More than any other situation Change is about cooperation and collaboration. No matter if your company is in serious trouble or just wants to find a new way to line itself up – it always needs people to initiate, moderate, steer, coordinate and live that Change.
So what? The problem is that often people simply don´t know how to cooperate. Of course people cooperate on a daily base, but this is mostly routine, it´s like a form of vegetative state. Change causes different needs and different needs urges people to modify their behavior.
Over years I have collected several “Creativity Techniques” to support Cooperation between people – not only in times of Change. It is always better to be prepared than surprised…
What are Creativity Techniques?
Creativity techniques are heuristic methods to facilitate creativity in a person or a group of people. They are most often used in creative problem solving.
Generally, most creativity techniques use associations between the goal (or the problem), the current state (which may be an imperfect solution to the problem), and some stimulus (possibly selected randomly). There is an analogy between many creativity techniques and methods of evolutionary computation.

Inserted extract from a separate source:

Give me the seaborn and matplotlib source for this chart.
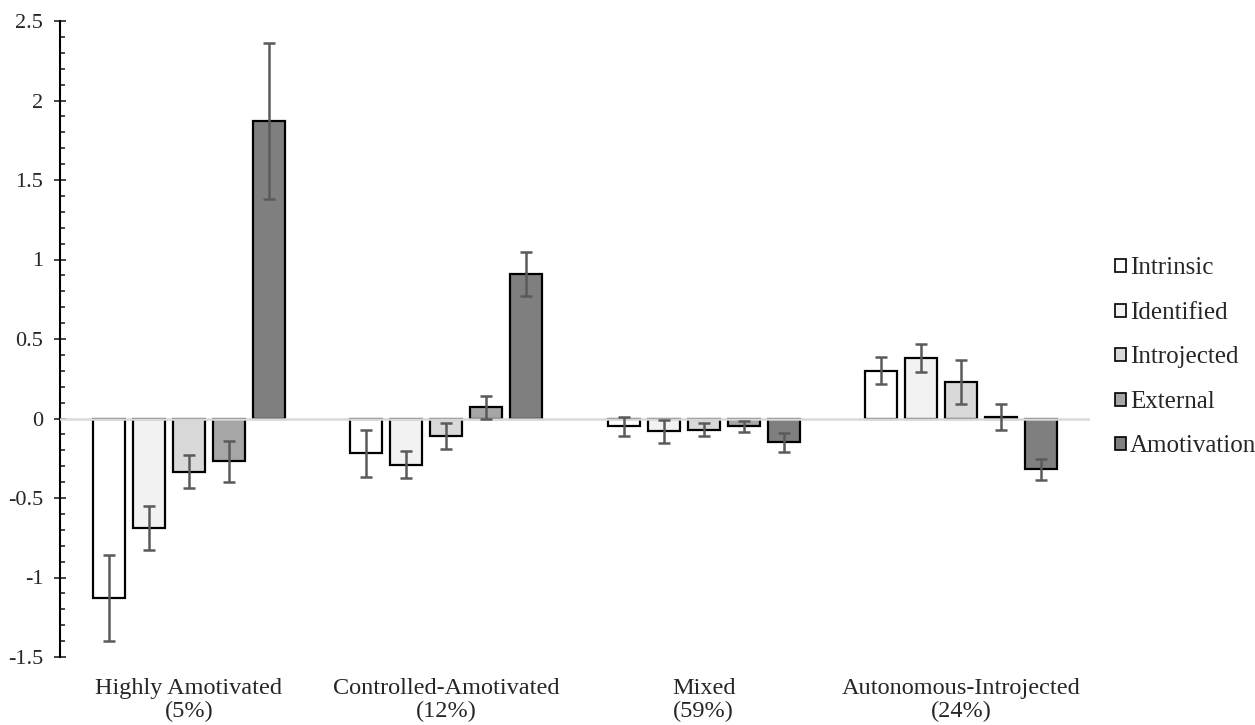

In problem-solving contexts, the random word creativity technique is perhaps the simplest such method. A person confronted with a problem is presented with a randomly generated word, in the hopes of a solution arising from any associations between the word and the problem. A random image, sound, or article can be used instead of a random word as a kind of creativity goad or provocation.
At the heart of most problems is a contradiction between two requirements or factors. These contradictions can either by technical; where alternative solutions improve one aspect of the design at the expense of another: or physical; where the physical state of the object must be in two states at once. If these contradiction can be understood, and innovative solutions found, significant advances can be made.
In many systems the majority of the contradictions can be easily found. For example, in the case of the car, the requirement to go as far as possible can be thought of as the need to carry the maximum fuel load. This is contradicted by the need to weigh as little as possible extend endurance, and thus reduce fuel load. With the conventional internal combustion engine this is not a significant problem. However the electric car shows the contradiction in sharp focus.
An innovative solution might be to reduce the weight of the fuel by increasing its energy density (i.e. better batteries). However, by identifying the contradiction it becomes possible to think past this. The best solution is one where the contradiction is removed: where there is no link between the amount of fuel and the weight. This could be achieved by obtaining the fuel from outside the moving car. This brings the solutions of solar power, but also highlights the possibility of tram like systems, with the car tapping the fuel source from non moving sources.
In addition it is important to identify those contradiction which are not obvious. Often the design of the existing object was based upon an understanding of the obvious factors and contradictions, but ignorance of the minor ones. This can lead to factors which hindsight can identify and improve.
Keep a list of the contradiction inherent in those problems you attack on a day to day basis. Add to the list as you find new ones and try and identify the interrelation between these contradictions. If you can find a way of removing or reducing multiple contradiction at once, you have a greater probability of identifying a workable solution.